(begin)

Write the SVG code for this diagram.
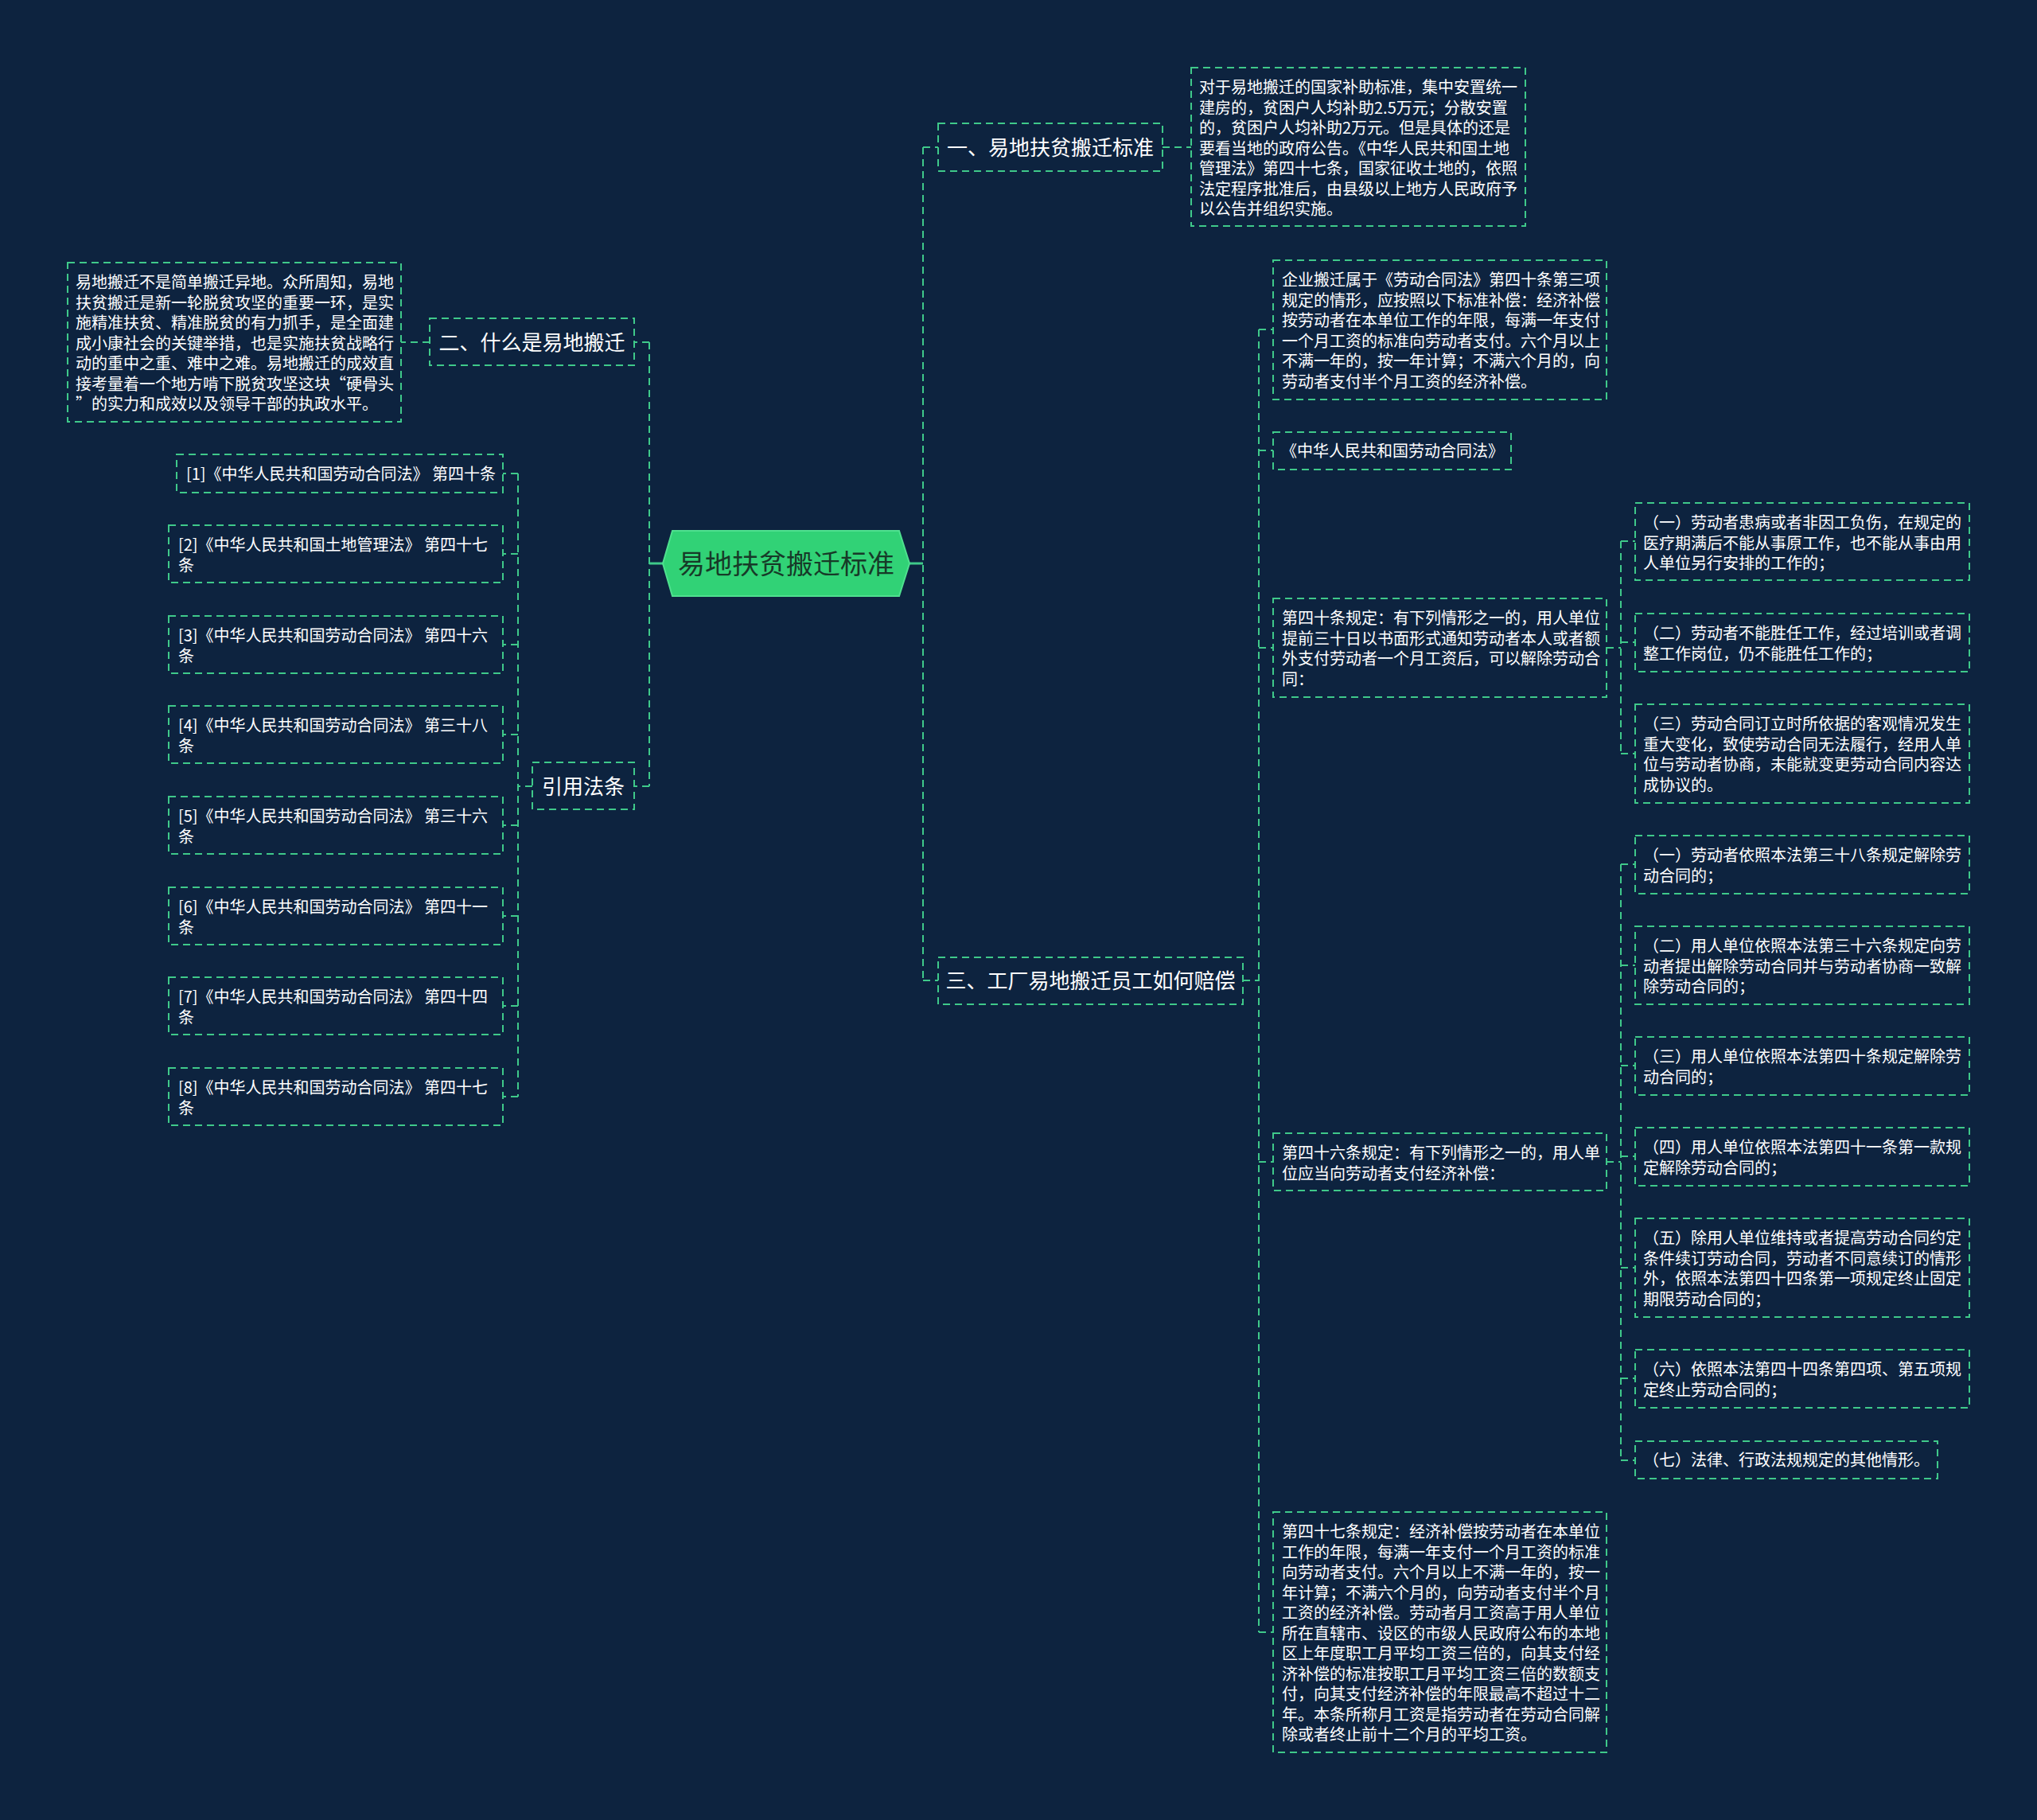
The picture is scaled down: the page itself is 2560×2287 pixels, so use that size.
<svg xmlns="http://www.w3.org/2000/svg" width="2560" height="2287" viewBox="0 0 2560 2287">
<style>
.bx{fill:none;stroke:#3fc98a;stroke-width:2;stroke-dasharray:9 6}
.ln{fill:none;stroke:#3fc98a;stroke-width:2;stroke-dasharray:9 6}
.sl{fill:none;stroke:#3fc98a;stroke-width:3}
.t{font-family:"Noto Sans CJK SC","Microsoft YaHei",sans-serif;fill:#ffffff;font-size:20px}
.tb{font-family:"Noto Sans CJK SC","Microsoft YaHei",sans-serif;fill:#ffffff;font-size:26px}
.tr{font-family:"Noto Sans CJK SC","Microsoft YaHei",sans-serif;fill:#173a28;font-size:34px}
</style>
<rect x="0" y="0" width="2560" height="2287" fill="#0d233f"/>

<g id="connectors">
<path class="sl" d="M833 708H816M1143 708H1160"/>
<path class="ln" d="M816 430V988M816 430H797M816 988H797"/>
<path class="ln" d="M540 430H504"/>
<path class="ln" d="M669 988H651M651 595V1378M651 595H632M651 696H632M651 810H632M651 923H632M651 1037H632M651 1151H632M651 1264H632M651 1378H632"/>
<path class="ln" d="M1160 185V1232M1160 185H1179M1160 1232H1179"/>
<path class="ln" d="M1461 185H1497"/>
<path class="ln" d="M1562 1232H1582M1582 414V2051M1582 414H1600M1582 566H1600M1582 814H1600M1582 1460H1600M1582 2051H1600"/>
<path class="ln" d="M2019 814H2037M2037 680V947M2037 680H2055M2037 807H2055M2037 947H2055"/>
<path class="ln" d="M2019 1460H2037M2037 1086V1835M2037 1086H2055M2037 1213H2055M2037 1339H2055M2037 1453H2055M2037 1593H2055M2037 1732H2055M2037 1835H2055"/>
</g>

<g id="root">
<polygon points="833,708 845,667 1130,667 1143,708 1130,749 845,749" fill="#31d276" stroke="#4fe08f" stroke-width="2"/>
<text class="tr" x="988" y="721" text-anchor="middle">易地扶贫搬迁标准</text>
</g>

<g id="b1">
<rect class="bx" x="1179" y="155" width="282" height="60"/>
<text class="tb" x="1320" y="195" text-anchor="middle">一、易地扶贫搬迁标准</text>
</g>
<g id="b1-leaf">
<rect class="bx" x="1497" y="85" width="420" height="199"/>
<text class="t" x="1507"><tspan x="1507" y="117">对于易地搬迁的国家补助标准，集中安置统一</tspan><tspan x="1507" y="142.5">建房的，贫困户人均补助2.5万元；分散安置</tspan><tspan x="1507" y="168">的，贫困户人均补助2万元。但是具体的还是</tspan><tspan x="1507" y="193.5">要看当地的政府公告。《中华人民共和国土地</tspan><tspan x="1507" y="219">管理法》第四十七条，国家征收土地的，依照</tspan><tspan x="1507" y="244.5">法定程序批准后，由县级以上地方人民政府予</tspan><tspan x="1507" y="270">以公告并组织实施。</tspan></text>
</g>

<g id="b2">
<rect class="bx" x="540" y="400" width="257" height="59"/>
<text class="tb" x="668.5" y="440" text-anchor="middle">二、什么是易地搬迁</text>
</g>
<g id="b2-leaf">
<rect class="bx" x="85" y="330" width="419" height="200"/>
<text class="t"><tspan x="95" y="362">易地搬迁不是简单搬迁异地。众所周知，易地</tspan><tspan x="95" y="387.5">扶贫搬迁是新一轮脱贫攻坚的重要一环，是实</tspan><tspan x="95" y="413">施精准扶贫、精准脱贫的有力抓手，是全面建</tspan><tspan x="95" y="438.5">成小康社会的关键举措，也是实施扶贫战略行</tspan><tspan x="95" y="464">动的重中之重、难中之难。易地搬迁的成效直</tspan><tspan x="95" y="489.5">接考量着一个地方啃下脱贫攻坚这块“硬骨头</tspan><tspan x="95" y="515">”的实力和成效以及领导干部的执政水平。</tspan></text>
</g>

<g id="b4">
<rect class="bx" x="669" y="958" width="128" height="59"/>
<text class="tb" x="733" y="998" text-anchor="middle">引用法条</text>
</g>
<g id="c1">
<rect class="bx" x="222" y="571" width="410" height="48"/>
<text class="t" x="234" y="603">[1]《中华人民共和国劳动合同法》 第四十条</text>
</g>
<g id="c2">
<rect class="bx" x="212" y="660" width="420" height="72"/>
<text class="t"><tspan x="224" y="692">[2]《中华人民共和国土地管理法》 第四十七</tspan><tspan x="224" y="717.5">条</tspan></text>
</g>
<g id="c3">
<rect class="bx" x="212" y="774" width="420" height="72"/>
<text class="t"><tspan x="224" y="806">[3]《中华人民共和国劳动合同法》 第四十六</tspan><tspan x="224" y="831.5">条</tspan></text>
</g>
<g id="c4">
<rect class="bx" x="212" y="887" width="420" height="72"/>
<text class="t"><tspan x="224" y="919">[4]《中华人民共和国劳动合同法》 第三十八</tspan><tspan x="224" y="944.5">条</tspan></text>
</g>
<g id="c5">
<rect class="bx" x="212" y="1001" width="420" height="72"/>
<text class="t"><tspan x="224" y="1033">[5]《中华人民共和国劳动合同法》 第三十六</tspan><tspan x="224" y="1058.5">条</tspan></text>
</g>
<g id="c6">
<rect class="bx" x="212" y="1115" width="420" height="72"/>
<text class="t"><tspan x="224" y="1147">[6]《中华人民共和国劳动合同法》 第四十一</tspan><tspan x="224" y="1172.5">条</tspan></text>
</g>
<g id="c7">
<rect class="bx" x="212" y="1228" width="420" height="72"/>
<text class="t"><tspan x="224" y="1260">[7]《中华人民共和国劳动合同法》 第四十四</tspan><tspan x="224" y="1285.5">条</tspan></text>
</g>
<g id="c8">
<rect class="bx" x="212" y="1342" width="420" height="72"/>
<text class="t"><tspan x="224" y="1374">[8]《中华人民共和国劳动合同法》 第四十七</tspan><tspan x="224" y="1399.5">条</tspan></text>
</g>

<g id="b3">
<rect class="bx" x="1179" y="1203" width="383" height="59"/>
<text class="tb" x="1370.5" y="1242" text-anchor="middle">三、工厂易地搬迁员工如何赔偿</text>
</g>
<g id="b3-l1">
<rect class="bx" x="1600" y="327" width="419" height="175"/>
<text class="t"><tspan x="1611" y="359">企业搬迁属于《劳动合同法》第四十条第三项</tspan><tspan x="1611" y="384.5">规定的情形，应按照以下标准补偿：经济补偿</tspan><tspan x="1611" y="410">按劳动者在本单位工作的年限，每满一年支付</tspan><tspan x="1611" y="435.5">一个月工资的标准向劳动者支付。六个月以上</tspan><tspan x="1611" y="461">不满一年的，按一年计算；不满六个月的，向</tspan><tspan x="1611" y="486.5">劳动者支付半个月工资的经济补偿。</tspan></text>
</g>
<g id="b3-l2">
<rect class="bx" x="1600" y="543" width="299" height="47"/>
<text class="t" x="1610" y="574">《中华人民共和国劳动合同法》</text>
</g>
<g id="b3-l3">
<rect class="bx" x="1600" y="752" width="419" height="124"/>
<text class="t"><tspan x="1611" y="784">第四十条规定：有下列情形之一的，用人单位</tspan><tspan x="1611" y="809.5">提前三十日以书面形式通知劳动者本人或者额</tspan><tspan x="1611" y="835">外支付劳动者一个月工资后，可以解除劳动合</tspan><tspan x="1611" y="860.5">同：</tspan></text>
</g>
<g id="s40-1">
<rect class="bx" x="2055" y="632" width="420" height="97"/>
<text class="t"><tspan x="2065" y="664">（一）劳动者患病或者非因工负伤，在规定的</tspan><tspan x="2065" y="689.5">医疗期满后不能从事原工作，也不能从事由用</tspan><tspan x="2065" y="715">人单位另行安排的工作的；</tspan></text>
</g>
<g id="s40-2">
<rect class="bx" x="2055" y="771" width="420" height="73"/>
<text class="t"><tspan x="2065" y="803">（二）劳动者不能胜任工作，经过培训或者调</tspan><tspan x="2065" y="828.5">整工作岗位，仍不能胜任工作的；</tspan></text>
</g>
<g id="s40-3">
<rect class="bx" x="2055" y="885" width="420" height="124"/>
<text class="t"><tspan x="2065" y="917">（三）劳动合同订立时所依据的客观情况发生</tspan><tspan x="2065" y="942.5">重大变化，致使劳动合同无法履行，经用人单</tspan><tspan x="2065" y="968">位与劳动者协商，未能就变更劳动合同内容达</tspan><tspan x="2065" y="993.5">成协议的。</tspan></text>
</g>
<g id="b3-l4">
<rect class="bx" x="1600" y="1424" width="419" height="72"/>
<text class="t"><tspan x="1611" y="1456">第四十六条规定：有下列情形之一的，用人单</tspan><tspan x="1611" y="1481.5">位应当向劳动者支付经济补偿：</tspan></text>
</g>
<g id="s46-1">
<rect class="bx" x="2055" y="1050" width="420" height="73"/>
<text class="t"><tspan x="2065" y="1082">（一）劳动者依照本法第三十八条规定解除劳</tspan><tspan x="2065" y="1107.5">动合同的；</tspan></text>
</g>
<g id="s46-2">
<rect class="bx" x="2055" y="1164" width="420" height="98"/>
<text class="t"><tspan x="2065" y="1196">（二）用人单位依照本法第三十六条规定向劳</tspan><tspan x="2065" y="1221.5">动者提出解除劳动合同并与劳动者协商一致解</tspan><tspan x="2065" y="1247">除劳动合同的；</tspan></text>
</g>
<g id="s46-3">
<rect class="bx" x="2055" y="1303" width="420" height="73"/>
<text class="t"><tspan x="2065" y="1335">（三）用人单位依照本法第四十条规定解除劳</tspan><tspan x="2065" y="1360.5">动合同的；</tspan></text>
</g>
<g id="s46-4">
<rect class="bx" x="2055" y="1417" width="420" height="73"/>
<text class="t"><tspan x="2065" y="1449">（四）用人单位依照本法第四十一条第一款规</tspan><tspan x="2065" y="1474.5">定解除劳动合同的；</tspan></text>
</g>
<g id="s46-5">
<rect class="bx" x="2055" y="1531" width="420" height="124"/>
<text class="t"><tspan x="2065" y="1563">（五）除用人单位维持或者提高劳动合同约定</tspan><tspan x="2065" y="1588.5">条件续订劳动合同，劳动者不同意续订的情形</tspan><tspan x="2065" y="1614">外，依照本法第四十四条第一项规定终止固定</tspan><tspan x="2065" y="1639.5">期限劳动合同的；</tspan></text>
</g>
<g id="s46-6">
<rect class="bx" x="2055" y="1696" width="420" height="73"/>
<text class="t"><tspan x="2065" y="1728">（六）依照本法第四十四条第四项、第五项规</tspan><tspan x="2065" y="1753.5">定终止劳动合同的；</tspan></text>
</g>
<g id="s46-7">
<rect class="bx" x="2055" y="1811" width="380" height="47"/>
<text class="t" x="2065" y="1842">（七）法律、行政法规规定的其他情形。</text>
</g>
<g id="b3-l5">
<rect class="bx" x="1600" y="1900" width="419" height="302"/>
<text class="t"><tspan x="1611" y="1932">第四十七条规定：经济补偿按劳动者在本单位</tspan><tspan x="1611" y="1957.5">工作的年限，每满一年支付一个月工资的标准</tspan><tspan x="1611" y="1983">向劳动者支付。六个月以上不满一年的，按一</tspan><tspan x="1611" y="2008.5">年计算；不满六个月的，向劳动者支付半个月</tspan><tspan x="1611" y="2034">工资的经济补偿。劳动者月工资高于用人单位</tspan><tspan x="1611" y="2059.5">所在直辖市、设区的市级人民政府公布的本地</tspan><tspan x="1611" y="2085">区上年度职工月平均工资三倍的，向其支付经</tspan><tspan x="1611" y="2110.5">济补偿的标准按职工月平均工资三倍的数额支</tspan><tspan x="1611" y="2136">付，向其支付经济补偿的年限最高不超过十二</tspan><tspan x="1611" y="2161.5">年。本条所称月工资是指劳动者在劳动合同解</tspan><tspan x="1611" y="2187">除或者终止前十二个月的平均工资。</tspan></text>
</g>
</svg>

(end)

#### TO DO:
Where a line contains "size", copy that line.

#### CORRECT RESULT:
The picture is scaled down: the page itself is 2560×2287 pixels, so use that size.
.t{font-family:"Noto Sans CJK SC","Microsoft YaHei",sans-serif;fill:#ffffff;font-size:20px}
.tb{font-family:"Noto Sans CJK SC","Microsoft YaHei",sans-serif;fill:#ffffff;font-size:26px}
.tr{font-family:"Noto Sans CJK SC","Microsoft YaHei",sans-serif;fill:#173a28;font-size:34px}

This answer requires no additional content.